The move to Scotland found Loretta drawing on values and ethics she gained from her parents. She found that to have peace and respect in her new land she had to call on ancestral survival methods. She was solution focussed, and creative. Her history of colonialism also helped, she spent time seeking out similarities between the formally colonised Nigeria and Scotland.  

 From such a prestigious start, Loretta didn’t bargain for relegation as part of relocation. Scotland then, was not a place which had many people from the continent of Africa. She encountered so many blocks when she started to seek employment to support her integration into the community. Loretta had a hard landing after learning that with her wealth of public service work experience and her graduate and postgraduate degrees, the only job she was deemed suitable for in Scotland was the role of a cleaner. She actually took the role and her exposure to the lives of other black women reignited her activism and voice. She then sought out new roles, accessed training and services where she could be an advocate for others. These included: working for the Citizens’ Advice Bureau, as a Rep for Unison, culminating in her becoming a Councillor for the Liberal Democrats, where amongst other things, she campaigns for affordable housing. In 2000, Loretta started a network which successfully ran for 15 years, their work to support and equip predominantly black women in advancing themselves in both education and employment. The group known as ‘Women’s Voices’ were the first cadre of 42 to attend the Scottish Parliament at the invitation of the SNP.  

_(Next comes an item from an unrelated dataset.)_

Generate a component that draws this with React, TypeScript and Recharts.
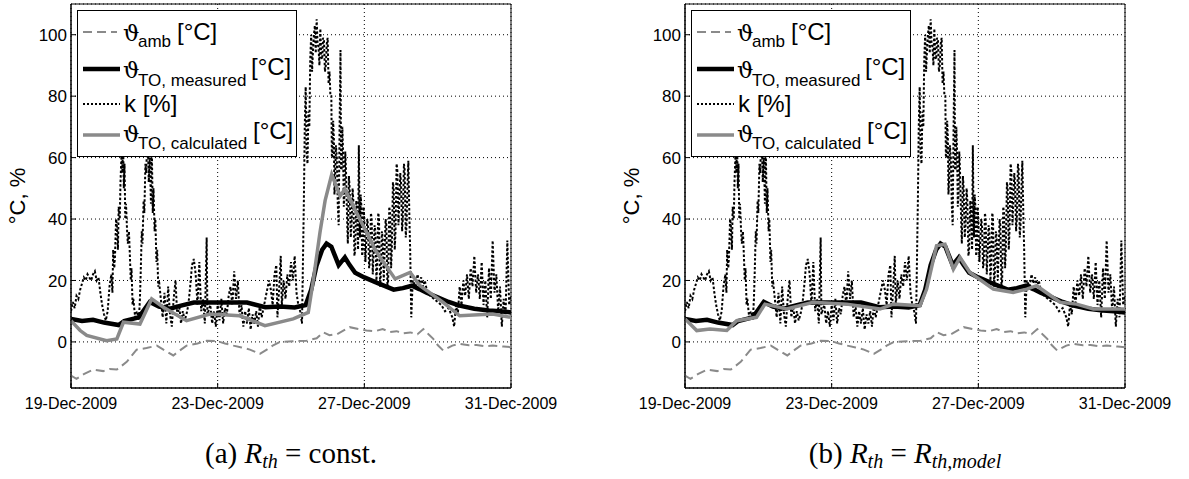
import React from "react";
import { LineChart, Line, XAxis, YAxis, CartesianGrid, ReferenceArea, Legend } from "recharts";

// x = days since 19-Dec-2009 00:00
const dayTicks = [0, 4, 8, 12];
const dayLabels = ["19-Dec-2009", "23-Dec-2009", "27-Dec-2009", "31-Dec-2009"];
const yTicks = [0, 20, 40, 60, 80, 100];

type Pt = [number, number];

const ambient: Pt[] = [
  [0, -11], [0.15, -12], [0.35, -10.5], [0.61, -9], [0.88, -9.5], [1.05, -8.8], [1.25, -9],
  [1.52, -6.5], [1.79, -2.5], [2.06, -2], [2.34, -1.2], [2.52, -2.5], [2.79, -4.4], [3.0, -2.5],
  [3.15, -1.2], [3.45, -0.5], [3.7, 0.4], [3.97, 0.3], [4.2, -0.5], [4.43, -1.2], [4.65, -1.8],
  [4.88, -2.5], [5.15, -3.9], [5.34, -2.5], [5.5, -1.2], [5.7, 0], [6.06, 0.2], [6.43, 0.4],
  [6.7, 1.2], [6.88, 3.1], [7.05, 2.2], [7.25, 2.5], [7.45, 3.8], [7.6, 4.8], [7.85, 4.2],
  [8.06, 3.7], [8.3, 3.5], [8.5, 4.2], [8.7, 3.2], [8.88, 3.5], [9.05, 2.8], [9.25, 3.1],
  [9.45, 2.5], [9.61, 4.2], [9.75, 2.5], [9.88, 1], [10.0, -1], [10.15, -2.8], [10.4, -1.2],
  [10.6, -0.6], [10.85, -1.1], [11.06, -1], [11.3, -1.4], [11.5, -1.2], [11.8, -1.5], [12, -1.7],
];

const measured: Pt[] = [
  [0, 7.5], [0.3, 6.8], [0.6, 7.2], [0.9, 6.3], [1.3, 5.5], [1.45, 6.8], [1.85, 8], [2.15, 13],
  [2.4, 11.5], [2.7, 10.8], [3.0, 11.8], [3.35, 12.8], [4.0, 12.8], [4.8, 12.8], [5.3, 11.3],
  [5.7, 11.5], [6.1, 11.2], [6.4, 12], [6.55, 17], [6.7, 25], [6.85, 30], [6.97, 32], [7.1, 31],
  [7.2, 28], [7.3, 25], [7.47, 27.5], [7.6, 25], [7.75, 22.5], [8.0, 21], [8.35, 19.2],
  [8.6, 18], [8.8, 17], [9.05, 17.5], [9.3, 18.3], [9.5, 17.2], [9.7, 16], [10.0, 14.5],
  [10.3, 13], [10.6, 11.8], [11.0, 10.8], [11.4, 10.2], [11.7, 10], [12, 9.6],
];

const calcConst: Pt[] = [
  [0, 6.9], [0.25, 3.7], [0.43, 2.1], [0.97, 0.4], [1.25, 1], [1.43, 6.4], [1.88, 5.8],
  [2.2, 14], [2.52, 11.3], [3.15, 6.9], [3.79, 9.1], [4.6, 8.5], [5.29, 5.3], [6.06, 7.5],
  [6.47, 9.6], [6.6, 19.4], [6.79, 35.6], [6.93, 46], [7.11, 54.5], [7.34, 47.5], [7.47, 49.7],
  [7.88, 39.9], [8.34, 29.1], [8.84, 20.5], [9.25, 22.6], [9.52, 18.3], [10.15, 12.9],
  [10.6, 8.5], [11.5, 9.1], [12, 8],
];

const calcModel: Pt[] = [
  [0, 7.5], [0.32, 3.7], [0.68, 4.2], [1.14, 3.7], [1.41, 6.9], [1.95, 8], [2.18, 12.3],
  [2.77, 10.7], [3.5, 12.9], [4.41, 12.3], [5.32, 10.7], [5.68, 12.3], [6.41, 11.8],
  [6.59, 17.2], [6.86, 31.3], [7.09, 31.8], [7.32, 23.7], [7.5, 27.5], [7.77, 22.6],
  [8.41, 17.2], [8.95, 16.1], [9.32, 17.2], [9.59, 18.3], [10.23, 12.9], [10.68, 12.3],
  [11.14, 10.7], [12, 10.7],
];

const loadK: Pt[] = [
  [0, 10], [0.05, 13], [0.1, 11], [0.15, 15], [0.2, 14], [0.25, 17], [0.3, 19], [0.35, 21],
  [0.4, 20], [0.45, 22], [0.5, 21], [0.55, 20], [0.6, 22], [0.65, 23], [0.7, 20], [0.75, 21],
  [0.8, 16], [0.85, 12], [0.9, 9], [0.95, 7], [1.0, 10], [1.05, 18],
  [1.1, 22], [1.13, 16], [1.15, 30], [1.18, 24], [1.2, 28], [1.23, 40], [1.25, 38], [1.28, 30],
  [1.3, 44], [1.33, 40], [1.35, 52], [1.38, 62], [1.4, 55], [1.42, 66], [1.44, 50], [1.46, 58],
  [1.48, 40], [1.5, 45], [1.53, 36], [1.55, 32], [1.58, 36], [1.6, 30], [1.63, 20], [1.65, 24],
  [1.68, 12], [1.7, 14], [1.75, 8], [1.8, 10], [1.85, 7], [1.88, 14], [1.9, 22], [1.93, 36],
  [1.95, 32], [1.98, 46], [2.0, 42], [2.03, 58], [2.05, 55], [2.08, 66], [2.1, 64], [2.12, 52],
  [2.15, 60], [2.18, 45], [2.2, 66], [2.23, 42], [2.25, 50], [2.28, 36], [2.3, 40], [2.33, 26],
  [2.35, 30], [2.38, 18], [2.4, 20], [2.45, 14], [2.5, 8],
  [2.55, 16], [2.6, 6], [2.65, 18], [2.7, 9],
  [2.75, 5], [2.8, 14], [2.85, 20], [2.9, 8], [2.95, 12], [3.0, 6], [3.05, 10], [3.1, 7],
  [3.15, 9], [3.2, 12], [3.25, 18], [3.3, 25], [3.35, 27], [3.4, 22], [3.45, 12], [3.5, 26],
  [3.55, 10], [3.6, 14], [3.65, 6], [3.7, 34], [3.72, 9], [3.8, 12], [3.85, 6], [3.9, 10],
  [3.95, 5], [4.0, 12], [4.05, 7], [4.1, 14], [4.15, 6], [4.2, 11], [4.25, 9], [4.3, 15],
  [4.35, 18], [4.4, 12], [4.45, 23], [4.5, 14], [4.55, 20], [4.6, 8], [4.65, 12], [4.7, 5],
  [4.75, 10], [4.8, 6], [4.85, 11], [4.9, 4], [4.95, 9], [5.0, 6], [5.05, 10], [5.1, 5],
  [5.15, 12], [5.2, 8], [5.3, 14], [5.4, 20], [5.45, 17], [5.5, 12], [5.55, 22], [5.6, 25],
  [5.63, 8], [5.68, 18], [5.72, 28], [5.75, 12], [5.8, 20], [5.85, 14], [5.9, 22], [5.95, 18],
  [6.0, 26], [6.05, 20], [6.1, 28], [6.15, 16], [6.2, 12], [6.25, 10], [6.3, 6],
  [6.35, 45], [6.375, 70], [6.4, 83], [6.425, 62], [6.45, 58], [6.475, 75], [6.5, 70],
  [6.525, 92], [6.55, 100], [6.575, 88], [6.6, 95], [6.625, 100], [6.65, 103], [6.675, 94],
  [6.7, 105], [6.725, 97], [6.75, 96], [6.775, 90], [6.8, 102], [6.825, 93], [6.85, 92],
  [6.875, 99], [6.9, 98], [6.925, 88], [6.95, 90], [6.975, 97], [7.0, 99], [7.025, 84],
  [7.05, 88], [7.075, 80], [7.1, 80], [7.115, 60], [7.13, 60], [7.15, 72], [7.17, 66],
  [7.185, 48], [7.2, 52], [7.225, 64], [7.25, 60], [7.275, 45], [7.3, 38], [7.325, 70],
  [7.35, 95], [7.365, 56], [7.38, 56], [7.4, 70], [7.42, 62], [7.44, 44], [7.46, 48],
  [7.48, 62], [7.5, 56], [7.53, 40], [7.55, 32], [7.58, 54], [7.6, 50], [7.63, 34], [7.65, 38],
  [7.68, 50], [7.7, 46], [7.73, 28], [7.75, 30], [7.78, 46], [7.8, 42], [7.83, 30], [7.85, 64],
  [7.87, 40], [7.88, 34], [7.9, 48], [7.92, 44], [7.94, 28], [7.96, 30], [7.98, 44], [8.0, 40],
  [8.03, 26], [8.05, 32], [8.08, 40], [8.1, 38], [8.13, 24], [8.15, 26], [8.18, 42], [8.2, 40],
  [8.23, 22], [8.25, 28], [8.28, 38], [8.3, 36], [8.33, 20], [8.35, 25], [8.38, 42], [8.4, 40],
  [8.43, 18], [8.45, 22], [8.48, 36], [8.5, 34], [8.53, 20], [8.55, 28], [8.58, 40], [8.6, 38],
  [8.63, 18], [8.65, 20], [8.68, 44], [8.7, 42], [8.73, 24], [8.75, 30], [8.78, 52], [8.8, 50],
  [8.83, 30], [8.85, 36], [8.88, 58], [8.9, 56], [8.93, 38], [8.95, 44], [8.98, 55], [9.0, 52],
  [9.03, 36], [9.05, 40], [9.08, 58], [9.1, 56], [9.13, 34], [9.15, 38], [9.18, 52], [9.2, 59],
  [9.23, 40], [9.25, 30], [9.28, 8], [9.32, 20],
  [9.4, 18], [9.45, 22], [9.5, 19], [9.55, 21], [9.6, 18], [9.65, 20], [9.7, 17], [9.8, 15],
  [9.9, 14], [10.0, 13], [10.1, 12], [10.2, 10], [10.3, 11], [10.4, 8], [10.45, 5], [10.5, 12],
  [10.55, 9], [10.6, 18], [10.65, 12], [10.7, 20], [10.75, 15], [10.8, 22], [10.85, 14],
  [10.9, 24], [10.95, 18], [11.0, 28], [11.05, 16], [11.1, 22], [11.15, 14], [11.2, 26],
  [11.25, 12], [11.3, 20], [11.35, 8], [11.4, 24], [11.45, 14], [11.5, 33], [11.55, 16],
  [11.6, 22], [11.65, 10], [11.7, 18], [11.75, 5], [11.8, 14], [11.85, 8], [11.9, 33],
  [11.95, 12], [12, 15],
];

const toRows = (s: Pt[]) => s.map(([d, v]) => ({ d, v }));

const GREY = "#8a8a8a";
const SANS = "'Liberation Sans', Arial, sans-serif";
const SERIF = "'Liberation Serif', 'Times New Roman', serif";

function LegendBox() {
  const main = { fontFamily: SANS, fontSize: 24, fill: "#000" };
  const sub = { fontFamily: SANS, fontSize: 17, fill: "#000" };
  const theta = { fontFamily: "'DejaVu Serif', serif", fontSize: 23, fill: "#000" };
  return (
    <div style={{ width: 220, height: 147, border: "1px solid #000", background: "#fff", boxSizing: "border-box" }}>
      <svg width={218} height={145} style={{ display: "block" }}>
        <line x1={5} x2={39} y1={21} y2={21} stroke={GREY} strokeWidth={2} strokeDasharray="9 5" />
        <text x={45} y={30} style={theta}>ϑ</text>
        <text x={60} y={36} style={sub}>amb</text>
        <text x={99} y={29} style={main}>[°C]</text>

        <line x1={5} x2={42} y1={58} y2={58} stroke="#000" strokeWidth={4.5} />
        <text x={45} y={67} style={theta}>ϑ</text>
        <text x={60} y={75} style={sub}>TO, measured</text>
        <text x={173} y={64} style={main}>[°C]</text>

        <line x1={5} x2={42} y1={93} y2={93} stroke="#000" strokeWidth={2} strokeDasharray="2 2" />
        <text x={46} y={101} style={main}>k [%]</text>

        <line x1={5} x2={42} y1={124} y2={124} stroke={GREY} strokeWidth={3.5} />
        <text x={45} y={131} style={theta}>ϑ</text>
        <text x={60} y={138} style={sub}>TO, calculated</text>
        <text x={175} y={128} style={main}>[°C]</text>
      </svg>
    </div>
  );
}

function YLabel({ viewBox }: any) {
  const x = viewBox.x + 6;
  const y = viewBox.y + viewBox.height / 2;
  return (
    <text x={x} y={y} transform={`rotate(-90 ${x} ${y})`} textAnchor="middle" dominantBaseline="central"
      style={{ fontFamily: SANS, fontSize: 22, fill: "#000" }}>
      °C, %
    </text>
  );
}

function Panel({ calc }: { calc: Pt[] }) {
  const xTick = { fontFamily: SANS, fontSize: 16, fill: "#000" };
  const yTick = { fontFamily: SANS, fontSize: 17, fill: "#000" };
  return (
    <LineChart width={575} height={420} margin={{ top: 4, right: 64, bottom: 0, left: 11 }}>
      <CartesianGrid stroke="#000" strokeDasharray="1 3" strokeWidth={1} />
      <XAxis
        type="number"
        dataKey="d"
        domain={[0, 12]}
        ticks={dayTicks}
        allowDataOverflow
        height={32}
        tickSize={-5}
        tickMargin={15}
        tick={xTick}
        stroke="#000"
        tickFormatter={(v) => dayLabels[dayTicks.indexOf(v)] ?? ""}
      />
      <YAxis
        type="number"
        domain={[-15, 110]}
        ticks={yTicks}
        allowDataOverflow
        width={60}
        tickSize={-5}
        tickMargin={9}
        tick={yTick}
        stroke="#000"
        label={<YLabel />}
      />
      <ReferenceArea x1={0} x2={12} y1={-15} y2={110} fill="none" stroke="#000" strokeWidth={1} ifOverflow="visible" />
      <Line data={toRows(ambient)} dataKey="v" type="linear" stroke={GREY} strokeWidth={2} strokeDasharray="9 5" dot={false} isAnimationActive={false} />
      <Line data={toRows(measured)} dataKey="v" type="linear" stroke="#000" strokeWidth={4.5} dot={false} isAnimationActive={false} />
      <Line data={toRows(loadK)} dataKey="v" type="linear" stroke="#000" strokeWidth={2} strokeDasharray="2.5 2" dot={false} isAnimationActive={false} />
      <Line data={toRows(calc)} dataKey="v" type="linear" stroke={GREY} strokeWidth={3.5} dot={false} isAnimationActive={false} />
      <Legend
        layout="vertical"
        align="center"
        verticalAlign="middle"
        content={() => <LegendBox />}
        wrapperStyle={{ left: 77, top: 10, width: 220, height: 147 }}
      />
    </LineChart>
  );
}

function Caption({ left, children }: { left: number; children: React.ReactNode }) {
  return (
    <div style={{ position: "absolute", left: left - 150, width: 300, top: 437, textAlign: "center", fontFamily: SERIF, fontSize: 29, lineHeight: "32px", color: "#000" }}>
      {children}
    </div>
  );
}

const subStyle: React.CSSProperties = { fontSize: 20, fontStyle: "italic", verticalAlign: "-5px" };

export default function App() {
  return (
    <div style={{ position: "absolute", left: 0, top: 0, width: 1189, height: 479, background: "#fff", overflow: "hidden" }}>
      <div style={{ position: "absolute", left: 0, top: 0 }}>
        <Panel calc={calcConst} />
      </div>
      <div style={{ position: "absolute", left: 614, top: 0 }}>
        <Panel calc={calcModel} />
      </div>
      <Caption left={291}>
        (a) <i>R</i><span style={subStyle}>th</span> = const.
      </Caption>
      <Caption left={905}>
        (b) <i>R</i><span style={subStyle}>th</span> = <i>R</i><span style={subStyle}>th,model</span>
      </Caption>
    </div>
  );
}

In addition to her community activism Loretta wanted to ensure that her impact was ingrained in the Scottish structures so for almost two decades she has been investing her passion knowledge and skills at the Museums Galleries Scotland (MGS). At MGS Loretta works as the Museum’s Development Manager, working strategically to deliver the Scottish Government’s national priorities. A huge achievement and responsibility for the adopted Scottish lassie.  

Lorretta feels that the life of her father taught her to rise like the phoenix, she also knows that through her ancestors she learnt that the challenges of life provide her with opportunities to see and understand herself in new ways. She describes her purpose as: 

“Being a catalyst, using the ethos of a missionary as I strive to help others. I refuse to give up, and whilst looking after others, I don’t lose focus of my own goals, those of my family and my work.” 

She is clear of her ethos for living are amongst her top five messages she would share with her children and the generations to come are: 


  1. Stay focused. 

  1. Have a vision. 

  1. Love people as well as yourself. 

  1. Try and be grateful. 

  1. Don't look down on others. 


Gaining insights into Mrs Mordi’s life, one can ask, does she have time for enjoyment and fun? Well, here’s what she had to say: 

“I love listening, learning, and dancing to music. Oh yes. I love artists and musicians whose works make me think. We have some great philosophers of music, and some of my favourites include Peter Tosh, Desmond Decker, Bob Marley and Bob Dylan. I enjoy walking, yoga, I love to laugh, I sing. My children, who are all established professionals and grandchildren are important to me and bring me joy and pride, and my faith is where I draw strength and peace.” 

Mrs Mordi, a pioneer, an activist, a politician, a trendsetter, one of a small cohort of Black women in Scotland who is making her mark, creating, and leaving her legacy.